Loin de chercher à maintenir dans les provinces une vie sociale indépendante qui en eût fait la féconde prospérité, Louis XIV ne chercha qu’à la comprimer pour en faire saillir d’autant sa propre grandeur. À ce point de vue, il est dans ses Mémoires un passage bien caractéristique :

« Il n’est point de gouverneur, écrit Louis XIV, qui ne s’attribue des droits injustes, point de gentilhomme qui ne tyrannise les paysans, point de receveur, point d’élu qui n’exerce une insolence criminelle… Au lieu d’un seul roi que les peuples devraient avoir, ils ont à la fois mille tyrans, avec cette différence pourtant, que les ordres du prince ne sont jamais que doux et modérés, parce qu’ils sont fondés sur la raison, tandis que ceux de ces faux souverains, inspirés par leurs passions déréglées, sont toujours injustes et violents. »

Montesquieu a relevé en son Esprit des lois l’observation de Richelieu disant que, de son temps, en France tout village était un « centre de puissance », qui se gouvernait, s’administrait soi-même en conformité avec ses usages et traditions. D’après les conceptions plus que surprenantes de Louis XIV, ces indépendances locales, variées et fécondes, devaient s’anéantir dans l’autorité de l’État, autrement dit entre ses mains. Nouveau « centre », non de puissance mais de toute-puissance, qui devait tout gouverner et régir en France, remplacer la noble nation des gentilshommes campagnards – des « tyrans » dit le roi – et tout ce qui politiquement dans le pays avait une vie libre et spontanée ; or il ignorait à peu près tout de ce grand peuple qu’il entendait diriger et jusque dans les détails de sa vie locale. Voici encore un fait caractéristique :

Bonin, député de « Messieurs de Marseille », arrive à la Cour pour y soumettre au roi quelques doléances de ses concitoyens. Non seulement Louis XIV refusa de le recevoir, mais le fit jeter à la Bastille où le malheureux demeura quatre mois (13 décembre 1667 – 10 avril 1668). Le roi entendait ne recevoir pareilles pétitions, semblables mémoires que par l’intermédiaire des intendants.

Or c’eût été non seulement son devoir, mais l’intérêt royal le plus évident d’entrer personnellement en contact – lui qui entendait tout gouverner et régir par lui-même – avec les délégués des groupements et des différentes classes, des parties les plus diverses du royaume : ainsi aurait-il du moins appris à connaître un peu ce qu’il voulait régenter.

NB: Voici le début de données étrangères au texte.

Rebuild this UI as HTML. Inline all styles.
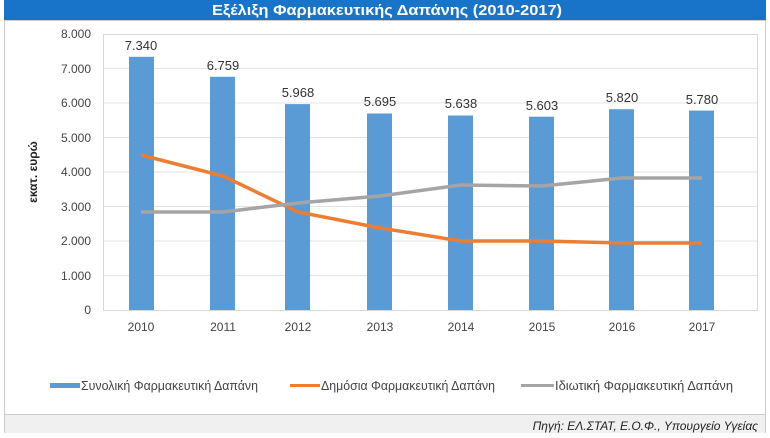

En réalité, Louis ignorait quasiment tout de cette France à la tête de laquelle il était placé. Ses entours ne lui en disaient que ce qui était à leur convenance. On estime que le roi n’eut pas connaissance des incendies du Palatinat, ni des dragonnades, tout au moins en leur rigueur ; c’est fort possible, voire probable. Nous sommes convaincu qu’il ignora jusqu’au nom de nos étonnants boucaniers et flibustiers du Nouveau-Monde, qui donnaient l’Amérique du Nord à la France s’ils eussent été soutenus, et qui furent sacrifiés à une poignée de financiers.

Mais s’il ignorait le pays de France, Louis XIV « savait » – et comment ! – la Cour de France. On imaginera par ce qui précède la multiplicité, complexité et variété de connaissances qu’une telle science comportait. Et l’on aura pu constater avec quelle maîtrise, avec quelle mémoire, quelle pénétration psychologique et quel talent d’administrateur, le grand roi sut s’en servir pour ce qu’il considérait comme la grandeur et la gloire de sa couronne, pour sa gloire à lui et sa grandeur.